Job => Restate, exactly and without pictures, the lines from the start of the listing below through the line holding "import pandas as pd".

[begin Provided data]

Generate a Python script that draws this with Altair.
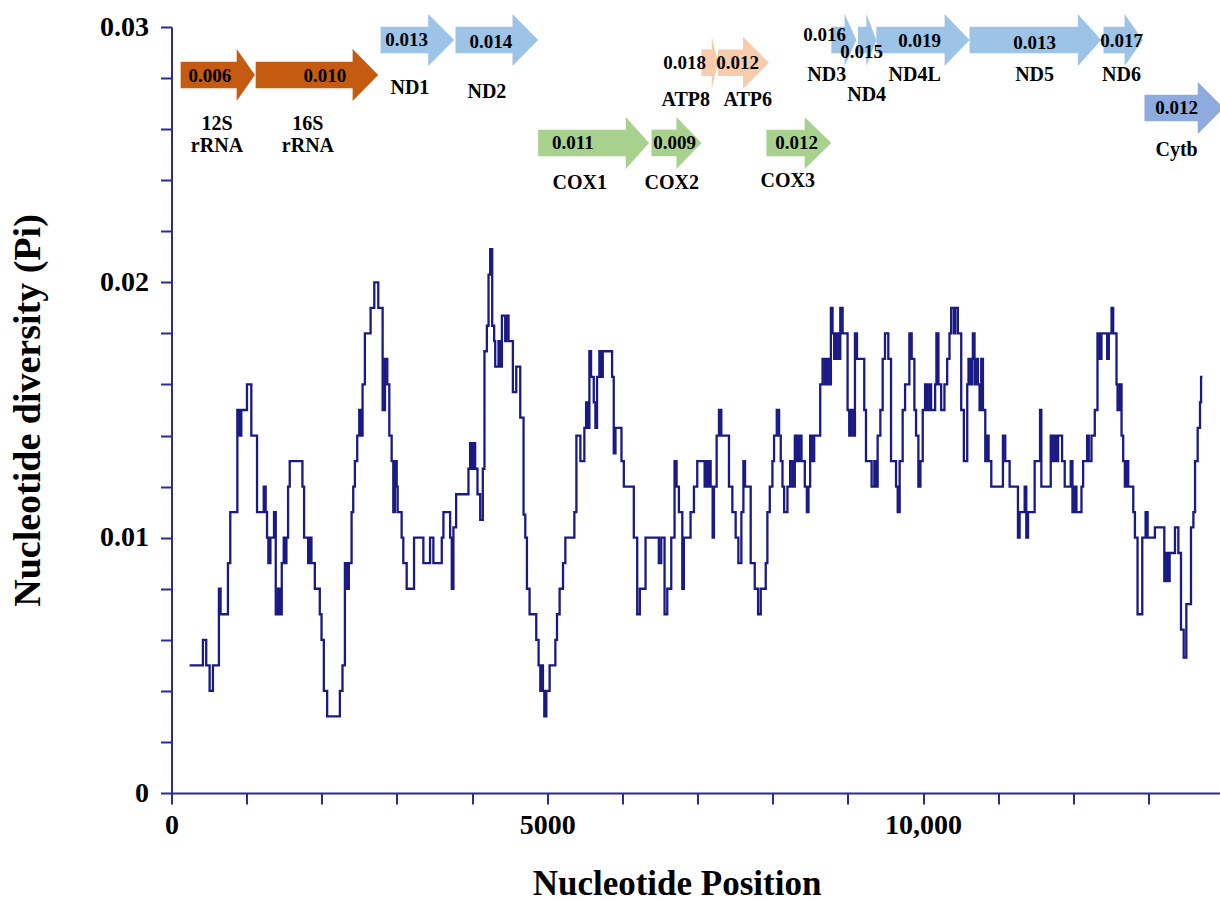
import altair as alt
import pandas as pd

# ---------------- sliding-window nucleotide diversity (step values) ----------------
positions = [
    240, 418, 462, 507, 551, 631, 653, 751, 782, 876, 907, 929, 1004, 1062, 1138,
    1227, 1253, 1271, 1289, 1316, 1364, 1387, 1418, 1440, 1467, 1493, 1511, 1529,
    1551, 1573, 1742, 1764, 1818, 1840, 1862, 1907, 1973, 1996, 2027, 2071, 2240,
    2275, 2307, 2338, 2360, 2396, 2418, 2440, 2471, 2498, 2520, 2542, 2573, 2649,
    2698, 2751, 2809, 2840, 2871, 2898, 2929, 2951, 2973, 2996, 3009, 3062, 3084,
    3129, 3227, 3307, 3351, 3440, 3484, 3596, 3618, 3707, 3729, 3751, 3787, 3951,
    3973, 3996, 4018, 4040, 4071, 4107, 4142, 4164, 4196, 4218, 4240, 4267, 4293,
    4307, 4351, 4373, 4396, 4440, 4453, 4484, 4542, 4587, 4640, 4684, 4707, 4729,
    4764, 4853, 4884, 4907, 4929, 4942, 4960, 4987, 5031, 5107, 5129, 5164, 5209,
    5240, 5360, 5387, 5440, 5493, 5516, 5542, 5560, 5582, 5618, 5640, 5662, 5693,
    5716, 5738, 5862, 5884, 5907, 5987, 6018, 6151, 6196, 6231, 6307, 6484, 6516,
    6560, 6596, 6649, 6693, 6720, 6751, 6796, 6817, 6906, 6951, 6995, 7093, 7111,
    7129, 7151, 7173, 7200, 7217, 7253, 7284, 7315, 7417, 7462, 7506, 7542, 7582,
    7609, 7631, 7706, 7760, 7804, 7840, 7906, 7928, 7960, 7995, 8017, 8053, 8084,
    8106, 8129, 8151, 8195, 8231, 8262, 8293, 8320, 8351, 8382, 8426, 8453, 8475,
    8497, 8520, 8551, 8631, 8662, 8693, 8720, 8751, 8773, 8795, 8817, 8840, 8871,
    8898, 8929, 8995, 9017, 9040, 9071, 9093, 9120, 9217, 9240, 9315, 9351, 9373,
    9395, 9431, 9462, 9493, 9537, 9573, 9640, 9662, 9688, 9728, 9760, 9817, 9848,
    9884, 9906, 9937, 9964, 9995, 10026, 10053, 10084, 10106, 10160, 10177, 10204,
    10240, 10284, 10320, 10351, 10373, 10409, 10427, 10462, 10507, 10542, 10587,
    10604, 10622, 10649, 10662, 10684, 10707, 10729, 10751, 10773, 10796, 10827,
    10844, 10871, 10907, 11062, 11093, 11151, 11262, 11284, 11351, 11373, 11396,
    11484, 11556, 11573, 11698, 11720, 11751, 11773, 11796, 11849, 11884, 11964,
    11987, 12018, 12040, 12107, 12129, 12182, 12204, 12240, 12284, 12320, 12351,
    12373, 12449, 12471, 12507, 12529, 12573, 12587, 12618, 12640, 12662, 12684,
    12707, 12729, 12796, 12818, 12853, 12916, 12960, 12987, 13084, 13209, 13227,
    13253, 13280, 13351, 13396, 13431, 13467, 13502, 13564, 13596, 13618, 13653,
    13684, 13698, 13716,
]
pi_values = [
    0.0050, 0.0060, 0.0050, 0.0040, 0.0050, 0.0080, 0.0070, 0.0090, 0.0110, 0.0150,
    0.0140, 0.0150, 0.0160, 0.0140, 0.0110, 0.0120, 0.0110, 0.0100, 0.0090, 0.0100,
    0.0110, 0.0070, 0.0080, 0.0070, 0.0090, 0.0100, 0.0090, 0.0100, 0.0120, 0.0130,
    0.0120, 0.0100, 0.0090, 0.0100, 0.0090, 0.0080, 0.0070, 0.0060, 0.0040, 0.0030,
    0.0040, 0.0050, 0.0090, 0.0080, 0.0090, 0.0110, 0.0120, 0.0130, 0.0140, 0.0150,
    0.0140, 0.0160, 0.0180, 0.0190, 0.0200, 0.0190, 0.0150, 0.0170, 0.0160, 0.0140,
    0.0130, 0.0110, 0.0130, 0.0120, 0.0110, 0.0100, 0.0090, 0.0080, 0.0100, 0.0100,
    0.0090, 0.0100, 0.0090, 0.0100, 0.0110, 0.0100, 0.0080, 0.0104, 0.0117, 0.0127,
    0.0137, 0.0127, 0.0137, 0.0127, 0.0117, 0.0107, 0.0127, 0.0173, 0.0183, 0.0203,
    0.0213, 0.0183, 0.0177, 0.0167, 0.0177, 0.0167, 0.0187, 0.0177, 0.0187, 0.0177,
    0.0157, 0.0167, 0.0147, 0.0109, 0.0100, 0.0080, 0.0070, 0.0060, 0.0050, 0.0040,
    0.0050, 0.0040, 0.0030, 0.0040, 0.0050, 0.0060, 0.0070, 0.0080, 0.0090, 0.0100,
    0.0110, 0.0140, 0.0130, 0.0143, 0.0153, 0.0143, 0.0173, 0.0163, 0.0153, 0.0143,
    0.0163, 0.0173, 0.0163, 0.0173, 0.0163, 0.0133, 0.0143, 0.0130, 0.0120, 0.0100,
    0.0070, 0.0080, 0.0100, 0.0090, 0.0100, 0.0070, 0.0080, 0.0100, 0.0130, 0.0120,
    0.0110, 0.0080, 0.0100, 0.0110, 0.0120, 0.0130, 0.0120, 0.0130, 0.0120, 0.0130,
    0.0120, 0.0100, 0.0120, 0.0140, 0.0150, 0.0140, 0.0120, 0.0110, 0.0100, 0.0090,
    0.0110, 0.0130, 0.0120, 0.0090, 0.0080, 0.0070, 0.0080, 0.0090, 0.0110, 0.0120,
    0.0130, 0.0140, 0.0150, 0.0140, 0.0130, 0.0120, 0.0110, 0.0120, 0.0130, 0.0120,
    0.0140, 0.0130, 0.0140, 0.0130, 0.0120, 0.0110, 0.0120, 0.0140, 0.0130, 0.0140,
    0.0160, 0.0170, 0.0160, 0.0170, 0.0160, 0.0190, 0.0180, 0.0170, 0.0180, 0.0170,
    0.0190, 0.0180, 0.0150, 0.0140, 0.0150, 0.0140, 0.0180, 0.0170, 0.0150, 0.0130,
    0.0120, 0.0130, 0.0120, 0.0140, 0.0150, 0.0170, 0.0180, 0.0170, 0.0130, 0.0120,
    0.0110, 0.0130, 0.0150, 0.0160, 0.0180, 0.0170, 0.0150, 0.0140, 0.0120, 0.0130,
    0.0150, 0.0160, 0.0150, 0.0160, 0.0150, 0.0160, 0.0180, 0.0160, 0.0150, 0.0160,
    0.0170, 0.0180, 0.0190, 0.0180, 0.0190, 0.0180, 0.0150, 0.0130, 0.0160, 0.0170,
    0.0160, 0.0170, 0.0180, 0.0160, 0.0170, 0.0160, 0.0150, 0.0170, 0.0150, 0.0130,
    0.0140, 0.0130, 0.0120, 0.0140, 0.0130, 0.0120, 0.0100, 0.0110, 0.0120, 0.0100,
    0.0110, 0.0130, 0.0150, 0.0120, 0.0140, 0.0130, 0.0140, 0.0130, 0.0140, 0.0130,
    0.0120, 0.0130, 0.0110, 0.0120, 0.0110, 0.0120, 0.0130, 0.0140, 0.0130, 0.0140,
    0.0150, 0.0180, 0.0170, 0.0180, 0.0170, 0.0180, 0.0190, 0.0180, 0.0160, 0.0150,
    0.0160, 0.0140, 0.0130, 0.0120, 0.0130, 0.0120, 0.0110, 0.0100, 0.0070, 0.0100,
    0.0110, 0.0100, 0.0104, 0.0083, 0.0094, 0.0083, 0.0094, 0.0104, 0.0094, 0.0064,
    0.0053, 0.0074, 0.0104, 0.0110, 0.0130, 0.0143, 0.0153, 0.0163, 0.0163,
]

# ---------------- gene map ----------------
genes = ["12S rRNA", "16S rRNA", "ND1", "ND2", "COX1", "COX2", "ATP8", "ATP6",
         "COX3", "ND3", "ND4", "ND4L", "ND5", "ND6", "Cytb"]
gene_names = ["12S\nrRNA", "16S\nrRNA", "ND1", "ND2", "COX1", "COX2", "ATP8", "ATP6",
              "COX3", "ND3", "ND4", "ND4L", "ND5", "ND6", "Cytb"]
gene_group = ["rRNA", "rRNA", "ND", "ND", "COX", "COX", "ATP", "ATP",
              "COX", "ND", "ND", "ND", "ND", "ND", "Cytb"]
gene_start = [122, 1120, 2782, 3779, 4878, 6386, 7051, 7271, 7915, 8779, 9133, 9378, 10618, 12400, 12945]
gene_head = [867, 2410, 3415, 4537, 6044, 6718, 7188, 7604, 8424, 8956, 9245, 10286, 12059, 12680, 13654]
gene_end = [1110, 2750, 3761, 4878, 6354, 7051, 7271, 7949, 8779, 9112, 9378, 10618, 12370, 12923, 14000]
gene_pi = ["0.006", "0.010", "0.013", "0.014", "0.011", "0.009", "0.018", "0.012",
           "0.012", "0.016", "0.015", "0.019", "0.013", "0.017", "0.012"]

# lane (track) centre for each gene group, in Pi units
lane_center = {"ND": 0.02949, "rRNA": 0.02812, "ATP": 0.02860, "COX": 0.02546, "Cytb": 0.02683}
# annotation anchors (data units)
value_x = [512, 2041, 3128, 4249, 5339, 6695, 6828, 7533, 8318, 8690, 9182, 9953, 11483, 12640, 13372]
value_y = [0.02808, 0.02808, 0.02949, 0.02941, 0.02546, 0.02546, 0.02859, 0.02859,
           0.02546, 0.02969, 0.02902, 0.02945, 0.02937, 0.02945, 0.02683]
name_x = [605, 1815, 3172, 4196, 5432, 6656, 6842, 7666, 8198, 8717, 9249, 9887, 11483, 12640, 13372]
name_y = [0.02620, 0.02620, 0.02761, 0.02745, 0.02389, 0.02389, 0.02714, 0.02714,
          0.02397, 0.02812, 0.02734, 0.02812, 0.02812, 0.02812, 0.02518]

group_domain = ["rRNA", "ND", "COX", "ATP", "Cytb"]
group_range = ["#C55A11", "#9DC3E6", "#A9D18E", "#F8CBAD", "#8FAADC"]

BODY_HALF = 0.00052
HEAD_HALF = 0.00102

body_rows, head_rows = [], []
for g, grp, s, h, e in zip(genes, gene_group, gene_start, gene_head, gene_end):
    c = lane_center[grp]
    body_rows.append({"gene": g, "group": grp, "x": s, "x2": h + 10,
                      "y": c - BODY_HALF, "y2": c + BODY_HALF})
    head_rows.append({"gene": g, "group": grp, "x": h, "y": c - HEAD_HALF, "y2": c + HEAD_HALF})
    head_rows.append({"gene": g, "group": grp, "x": e, "y": c, "y2": c})

body_df = pd.DataFrame(body_rows)
head_df = pd.DataFrame(head_rows)
value_df = pd.DataFrame({"x": value_x, "y": value_y, "label": gene_pi})
name_df = pd.DataFrame({"x": name_x, "y": name_y, "label": gene_names})
line_df = pd.DataFrame({"pos": positions, "pi": pi_values})

# ---------------- scales & axes ----------------
NAVY = "#2a2a9c"
FONT = "Liberation Serif"
x_scale = alt.Scale(domain=[0, 13950], nice=False, zero=False)
y_scale = alt.Scale(domain=[0, 0.03], nice=False)
color_scale = alt.Scale(domain=group_domain, range=group_range)

x_axis = alt.Axis(
    values=list(range(0, 14000, 1000)),
    labelExpr="datum.value == 0 ? '0' : datum.value == 5000 ? '5000' : datum.value == 10000 ? '10,000' : ''",
    title="Nucleotide Position", grid=False,
    domainColor=NAVY, domainWidth=2, tickColor=NAVY, tickWidth=2, tickSize=11,
    labelFont=FONT, labelFontWeight="bold", labelFontSize=28, labelColor="black",
    labelPadding=7, labelFlush=False,
    titleFont=FONT, titleFontWeight="bold", titleFontSize=35, titleColor="black",
    titleX=505, titleY=101, titleBaseline="alphabetic",
)
y_axis = alt.Axis(
    values=[round(i * 0.002, 3) for i in range(16)],
    labelExpr="datum.value < 0.0001 ? '0' : (abs(datum.value * 100 - round(datum.value * 100)) < 0.001 ? format(datum.value, '.2f') : '')",
    title="Nucleotide diversity (Pi)", grid=False,
    domainColor=NAVY, domainWidth=2, tickColor=NAVY, tickWidth=2, tickSize=11,
    labelFont=FONT, labelFontWeight="bold", labelFontSize=28, labelColor="black",
    labelPadding=12, labelFlush=False,
    titleFont=FONT, titleFontWeight="bold", titleFontSize=38, titleColor="black",
    titleX=-143, titleBaseline="middle",
)

line = alt.Chart(line_df).mark_line(interpolate="step-after", color="#1a1a85", strokeWidth=2.3).encode(
    x=alt.X("pos:Q", scale=x_scale, axis=x_axis),
    y=alt.Y("pi:Q", scale=y_scale, axis=y_axis),
)

bodies = alt.Chart(body_df).mark_rect(strokeWidth=0).encode(
    x=alt.X("x:Q", scale=x_scale, axis=x_axis), x2="x2:Q",
    y=alt.Y("y:Q", scale=y_scale, axis=y_axis), y2="y2:Q",
    color=alt.Color("group:N", scale=color_scale, legend=None),
)

heads = alt.Chart(head_df).mark_area(interpolate="linear", strokeWidth=0).encode(
    x=alt.X("x:Q", scale=x_scale, axis=x_axis),
    y=alt.Y("y:Q", scale=y_scale, axis=y_axis), y2="y2:Q",
    detail="gene:N",
    color=alt.Color("group:N", scale=color_scale, legend=None),
)

values = alt.Chart(value_df).mark_text(
    font=FONT, fontWeight="bold", fontSize=19, color="black", baseline="middle", align="center"
).encode(
    x=alt.X("x:Q", scale=x_scale, axis=x_axis),
    y=alt.Y("y:Q", scale=y_scale, axis=y_axis),
    text="label:N",
)

names = alt.Chart(name_df).mark_text(
    font=FONT, fontWeight="bold", fontSize=20, color="black", baseline="middle",
    align="center", lineBreak="\n", lineHeight=22
).encode(
    x=alt.X("x:Q", scale=x_scale, axis=x_axis),
    y=alt.Y("y:Q", scale=y_scale, axis=y_axis),
    text="label:N",
)

chart = alt.layer(bodies, heads, values, names, line).properties(
    width=1048.5, height=766,
    padding={"left": 171.5, "top": 27, "right": 0, "bottom": 108},
    autosize=alt.AutoSizeParams(type="none"),
    background="white",
).configure_view(stroke=None)

chart.save("out.html", embed_options={"renderer": "svg", "actions": False})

[end Provided data]

Expected answer =>
Generate a Python script that draws this with Altair.
import altair as alt
import pandas as pd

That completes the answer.